Inhibition of lysosomal Ca2+signalling disrupts dendritic spine structure and impairs wound healing in neurons.
Padamsey Z., McGuinness L., Emptage NJ.
A growing body of evidence suggests that lysosomes, which have traditionally been regarded as degradative organelles, can function as Ca2+stores, regulated by the second messenger nicotinic acid adenine dinucleotide phosphate (NAADP). We previously demonstrated that in hippocampal pyramidal neurons, activity-dependent Ca2+release from these stores triggers fusion of the lysosome with the plasma membrane. We found that the physiological role of this Ca2+-dependent fusion was to maintain the long-term structural enlargement of dendritic spines induced by synaptic activity. Here, we examined the pathophysiological consequences of lysosomal dysfunction in hippocampal pyramidal neurons by chronically inhibiting lysosomal Ca2+signalling using the NAADP antagonist, NED-19. We found that within just 20 hours, inhibition of lysosomal function led to a profound intracellular accumulation of lysosomal membrane. This was accompanied by a significant change in dendritic spine structure, which included a lengthening of dendritic spines, an increase in the number of filipodia, and an overall decrease in spine number.
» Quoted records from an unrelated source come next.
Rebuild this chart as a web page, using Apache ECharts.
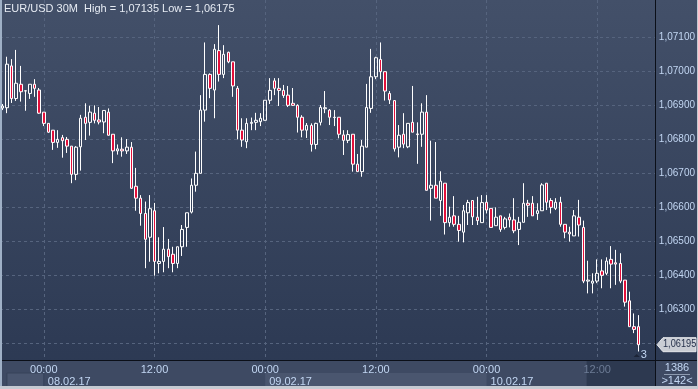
<!DOCTYPE html>
<html>
<head>
<meta charset="utf-8">
<script src="https://cdn.jsdelivr.net/npm/echarts@6/dist/echarts.min.js"></script>
<style>
html,body{margin:0;padding:0;background:#2d3a54;}
#chart{width:698px;height:389px;}
</style>
</head>
<body>
<div id="chart"></div>
<script>
// ---- data (EUR/USD 30M) ----
var titleText = 'EUR/USD 30M  High = 1,07135 Low = 1,06175';
var startTime = '2017-02-07T19:30:00';
var totalSlots = 142;
var opens = [1.06891,1.06892,1.07015,1.06919,1.06961,1.06941,1.06934,1.06961,1.06944,1.06879,
1.06846,1.06826,1.06790,1.06804,1.06799,1.06779,1.06696,1.06777,1.06864,1.06849,
1.06876,1.06856,1.06850,1.06879,1.06814,1.06765,1.06770,1.06765,1.06776,1.06661,
1.06626,1.06581,1.06511,1.06589,1.06434,1.06440,1.06476,1.06461,1.06434,1.06483,
1.06540,1.06585,1.06664,1.06699,1.06885,1.06990,1.06944,1.07060,1.06990,1.07055,
1.07027,1.06949,1.06826,1.06792,1.06846,1.06849,1.06851,1.06855,1.06914,1.06971,
1.06949,1.06943,1.06929,1.06905,1.06899,1.06864,1.06826,1.06840,1.06784,1.06849,
1.06889,1.06885,1.06864,1.06864,1.06812,1.06796,1.06814,1.06726,1.06704,1.06776,
1.06890,1.06983,1.07034,1.06998,1.06934,1.06913,1.06776,1.06814,1.06777,1.06849,
1.06815,1.06814,1.06879,1.06655,1.06664,1.06619,1.06670,1.06554,1.06574,1.06549,
1.06526,1.06583,1.06619,1.06570,1.06554,1.06614,1.06596,1.06545,1.06574,1.06540,
1.06570,1.06562,1.06534,1.06555,1.06611,1.06611,1.06581,1.06589,1.06670,1.06619,
1.06596,1.06614,1.06549,1.06526,1.06515,1.06570,1.06540,1.06382,1.06376,1.06382,
1.06412,1.06405,1.06446,1.06436,1.06434,1.06385,1.06324,1.06248,1.06248];
var closes = [1.06897,1.07020,1.06919,1.06964,1.06939,1.06942,1.06961,1.06949,1.06876,1.06846,
1.06820,1.06790,1.06799,1.06795,1.06779,1.06696,1.06776,1.06861,1.06846,1.06879,
1.06855,1.06850,1.06884,1.06811,1.06765,1.06771,1.06765,1.06776,1.06655,1.06626,
1.06581,1.06505,1.06595,1.06440,1.06440,1.06476,1.06454,1.06434,1.06483,1.06534,
1.06583,1.06664,1.06699,1.06885,1.06990,1.06949,1.07064,1.06990,1.07049,1.07027,
1.06956,1.06826,1.06797,1.06846,1.06849,1.06855,1.06861,1.06914,1.06943,1.06949,
1.06943,1.06928,1.06899,1.06899,1.06864,1.06826,1.06840,1.06784,1.06846,1.06893,
1.06892,1.06864,1.06863,1.06814,1.06796,1.06813,1.06726,1.06704,1.06779,1.06893,
1.06983,1.07039,1.06998,1.06941,1.06915,1.06771,1.06811,1.06785,1.06846,1.06820,
1.06813,1.06879,1.06649,1.06664,1.06626,1.06676,1.06554,1.06570,1.06549,1.06531,
1.06589,1.06613,1.06571,1.06560,1.06613,1.06591,1.06540,1.06570,1.06534,1.06565,
1.06562,1.06530,1.06555,1.06611,1.06605,1.06574,1.06589,1.06665,1.06614,1.06599,
1.06614,1.06549,1.06526,1.06521,1.06574,1.06547,1.06382,1.06385,1.06382,1.06405,
1.06399,1.06441,1.06432,1.06432,1.06382,1.06320,1.06248,1.06240,1.06195];
var lows = [1.06885,1.06876,1.06906,1.06912,1.06910,1.06883,1.06918,1.06924,1.06874,1.06838,
1.06818,1.06768,1.06774,1.06745,1.06759,1.06670,1.06679,1.06707,1.06797,1.06810,
1.06846,1.06843,1.06817,1.06810,1.06729,1.06754,1.06748,1.06756,1.06653,1.06589,
1.06545,1.06420,1.06439,1.06398,1.06405,1.06408,1.06420,1.06408,1.06420,1.06456,
1.06483,1.06581,1.06645,1.06699,1.06851,1.06920,1.06861,1.06969,1.06979,1.07023,
1.06924,1.06799,1.06777,1.06773,1.06826,1.06826,1.06838,1.06855,1.06903,1.06929,
1.06897,1.06921,1.06894,1.06897,1.06819,1.06805,1.06803,1.06763,1.06770,1.06840,
1.06876,1.06841,1.06838,1.06802,1.06753,1.06788,1.06704,1.06704,1.06689,1.06776,
1.06877,1.06976,1.06976,1.06913,1.06903,1.06763,1.06746,1.06773,1.06773,1.06820,
1.06727,1.06777,1.06649,1.06560,1.06626,1.06574,1.06519,1.06542,1.06542,1.06498,
1.06496,1.06547,1.06547,1.06547,1.06554,1.06581,1.06540,1.06545,1.06527,1.06534,
1.06540,1.06523,1.06488,1.06555,1.06571,1.06574,1.06562,1.06589,1.06591,1.06581,
1.06591,1.06542,1.06508,1.06498,1.06515,1.06513,1.06376,1.06346,1.06346,1.06376,
1.06361,1.06400,1.06361,1.06371,1.06376,1.06307,1.06248,1.06229,1.06175];
var highs = [1.06903,1.07042,1.07035,1.07062,1.07015,1.06944,1.06961,1.06976,1.06950,1.06879,
1.06846,1.06826,1.06826,1.06812,1.06806,1.06779,1.06779,1.06871,1.06905,1.06898,
1.06899,1.06894,1.06884,1.06890,1.06814,1.06784,1.06805,1.06800,1.06791,1.06715,
1.06635,1.06616,1.06635,1.06612,1.06511,1.06541,1.06506,1.06483,1.06483,1.06547,
1.06583,1.06684,1.06763,1.06929,1.07084,1.06993,1.07079,1.07135,1.07076,1.07057,
1.07027,1.06956,1.06861,1.06861,1.06863,1.06877,1.06876,1.06914,1.06979,1.06979,
1.06979,1.06959,1.06956,1.06950,1.06902,1.06870,1.06847,1.06846,1.06848,1.06900,
1.06941,1.06888,1.06885,1.06864,1.06826,1.06826,1.06814,1.06756,1.06797,1.06962,
1.07065,1.07042,1.07084,1.06998,1.06941,1.06913,1.06841,1.06876,1.06846,1.06956,
1.06849,1.06905,1.06929,1.06795,1.06791,1.06705,1.06670,1.06601,1.06632,1.06574,
1.06606,1.06621,1.06619,1.06630,1.06635,1.06635,1.06596,1.06599,1.06574,1.06571,
1.06581,1.06626,1.06571,1.06670,1.06621,1.06632,1.06611,1.06670,1.06670,1.06626,
1.06626,1.06630,1.06549,1.06542,1.06591,1.06621,1.06560,1.06442,1.06405,1.06446,
1.06446,1.06452,1.06485,1.06474,1.06464,1.06385,1.06351,1.06287,1.06282];
var priceTicks = [1.062,1.063,1.064,1.065,1.066,1.067,1.068,1.069,1.070,1.071];
var priceLabelTicks = [1.063,1.064,1.065,1.066,1.067,1.068,1.069,1.070,1.071];
var timeTickIdx = [9,33,57,81,105,129];
var dateTickIdx = [9,57,105];
var lastPriceText = '1,06195';
var barsInfo = ['1386','>142<'];
var bubbleCount = '3';

// ---- derived ----
function pad(n){return (n<10?'0':'')+n;}
var categories = [];
var t0 = new Date(startTime + 'Z').getTime();
for (var i = 0; i < totalSlots; i++) {
  var d = new Date(t0 + i * 1800000);
  categories.push(pad(d.getUTCDate()) + '.' + pad(d.getUTCMonth()+1) + '.' + String(d.getUTCFullYear()).slice(2) + ' ' + pad(d.getUTCHours()) + ':' + pad(d.getUTCMinutes()));
}
var candles = [];
for (var j = 0; j < totalSlots; j++) {
  if (j < opens.length) candles.push([opens[j], closes[j], lows[j], highs[j]]);
  else candles.push('-');
}
function fmtPrice(v){ return v.toFixed(5).replace('.', ','); }

var FONT = 'Liberation Sans, Arial, sans-serif';
var chart = echarts.init(document.getElementById('chart'), null, {renderer:'canvas'});
var GRID = {left:0, top:0, width:655, height:360};
var option = {
  animation:false,
  backgroundColor:{type:'linear',x:0,y:0,x2:0,y2:1,colorStops:[{offset:0,color:'#435069'},{offset:1,color:'#2b3852'}]},
  grid:GRID,
  xAxis:[
    {type:'category', data:categories, boundaryGap:true,
     axisLine:{show:false}, axisTick:{show:false}, axisLabel:{show:false}, splitLine:{show:false}},
    {type:'value', min:-0.5, max:totalSlots-0.5, position:'bottom',
     axisLine:{show:false}, axisTick:{show:false, customValues:timeTickIdx},
     splitLine:{show:true, lineStyle:{color:'#56647e', type:[3,3], width:1}},
     axisLabel:{show:true, customValues:timeTickIdx, margin:4, fontFamily:FONT, fontSize:11,
       color:function(v){ return v >= 120 ? '#6d7c96' : '#c2d6f2'; },
       formatter:function(v){ return categories[Math.round(v)].slice(-5); }}},
    {type:'value', min:-0.5, max:totalSlots-0.5, position:'bottom', offset:12,
     axisLine:{show:false}, axisTick:{show:false, customValues:dateTickIdx}, splitLine:{show:false},
     axisLabel:{show:true, customValues:dateTickIdx, margin:4, align:'left', padding:[0,0,0,4],
       fontFamily:FONT, fontSize:11, color:'#c2d6f2',
       formatter:function(v){ return categories[Math.round(v)].slice(0,8); }}}
  ],
  yAxis:{type:'value', position:'right', min:1.0615, max:1.07208824, scale:true,
    axisLine:{show:false}, axisTick:{show:false, customValues:priceTicks},
    splitLine:{show:true, lineStyle:{color:'#56647e', type:[3,3], width:1}},
    axisLabel:{customValues:priceLabelTicks, margin:4, fontFamily:FONT, fontSize:10, color:'#c2d6f2',
      formatter:fmtPrice}},
  series:[{
    type:'candlestick', data:candles, barWidth:3,
    itemStyle:{color:'rgba(0,0,0,0)', color0:'#e3103b', borderColor:'#ffffff', borderColor0:'#ffffff', borderWidth:1}
  }]
};
chart.setOption(option);

// decorations tied to axes
var xPix = function(v){ return chart.convertToPixel({xAxisIndex:1}, v); };
var yPix = function(v){ return chart.convertToPixel({yAxisIndex:0}, v); };
var xb0 = xPix(dateTickIdx[0]), xb1 = xPix(dateTickIdx[1]), xb2 = xPix(dateTickIdx[2]);
var xDark = xPix(126.7);
var xPrev = xPix(dateTickIdx[0] - 8);
var lastY = yPix(closes[closes.length-1]);
var lastX = xPix(opens.length - 1);
var plotR = GRID.left + GRID.width, plotB = GRID.top + GRID.height;

chart.setOption({
  graphic:[
    {type:'rect', z:-1, silent:true, shape:{x:0,y:plotB,width:698,height:389-plotB}, style:{fill:'#3e4a63'}},
    {type:'rect', z:-1, silent:true, shape:{x:xPrev,y:plotB+13,width:xb0-xPrev,height:16}, style:{fill:'#4a566f', stroke:'#36425a'}},
    {type:'rect', z:-1, silent:true, shape:{x:xb1,y:plotB+13,width:xb2-xb1,height:16}, style:{fill:'#4a566f'}},
    {type:'rect', z:-1, silent:true, shape:{x:xDark,y:plotB+1,width:plotR-xDark,height:389-plotB}, style:{fill:'#2d3950'}},
    {type:'line', silent:true, shape:{x1:0,y1:plotB+0.5,x2:698,y2:plotB+0.5}, style:{stroke:'#0b0f18', lineWidth:1}},
    {type:'line', silent:true, shape:{x1:plotR+0.5,y1:0,x2:plotR+0.5,y2:389}, style:{stroke:'#0b0f18', lineWidth:1}},
    {type:'rect', silent:true, shape:{x:0,y:0,width:2,height:389}, style:{fill:'#9fb0c6'}},
    {type:'rect', silent:true, shape:{x:0,y:386,width:698,height:3}, style:{fill:'#c5cad2'}},
    {type:'rect', silent:true, shape:{x:697,y:0,width:1,height:389}, style:{fill:'#c5cad2'}},
    {type:'text', silent:true, left:4, top:3, style:{text:titleText, fill:'#e6ebf3', font:'11px ' + FONT}},
    {type:'polygon', silent:true, z:10, shape:{points:[[plotR+2,lastY],[plotR+8,lastY-7],[696,lastY-7],[696,lastY+7],[plotR+8,lastY+7]]},
      style:{fill:'#c9cdd4', stroke:'#e6e8ec'}},
    {type:'text', silent:true, z:11, x:plotR+8, y:lastY, scaleX:0.92,
      style:{text:lastPriceText, fill:'#25304a', font:'10px ' + FONT, verticalAlign:'middle', textVerticalAlign:'middle'}},
    {type:'polygon', silent:true, shape:{points:[[lastX-5,plotB-3],[lastX-2,plotB-6],[lastX+1,plotB-3]]}, style:{fill:'#1c2436'}},
    {type:'text', silent:true, x:lastX+2, y:plotB-5, style:{text:bubbleCount, fill:'#c2d6f2', font:'11px ' + FONT, textVerticalAlign:'middle'}},
    {type:'text', silent:true, x:677, y:plotB+8, style:{text:barsInfo[0], fill:'#c2d6f2', font:'11px ' + FONT, textAlign:'center', textVerticalAlign:'middle'}},
    {type:'line', silent:true, shape:{x1:664,y1:plotB+14.5,x2:690,y2:plotB+14.5}, style:{stroke:'#8e9bb0', lineWidth:1}},
    {type:'text', silent:true, x:677, y:plotB+21, style:{text:barsInfo[1], fill:'#c2d6f2', font:'11px ' + FONT, textAlign:'center', textVerticalAlign:'middle'}}
  ]
});
</script>
</body>
</html>
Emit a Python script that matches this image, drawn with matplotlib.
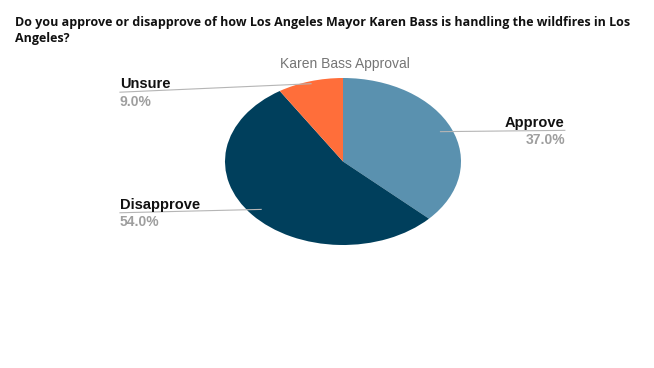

Inhibition of lysosomal function also inhibited wound healing in neurons by preventing lysosomal fusion with the plasma membrane. Neurons were therefore more susceptible to injury. Our findings suggest that dysfunction in lysosomal Ca2+signalling and lysosomal fusion with the plasma membrane may contribute to the loss of dendritic spines and neurons seen in neurological disorders, such as Niemann-Pick disease type C1, in which lysosomal function is impaired.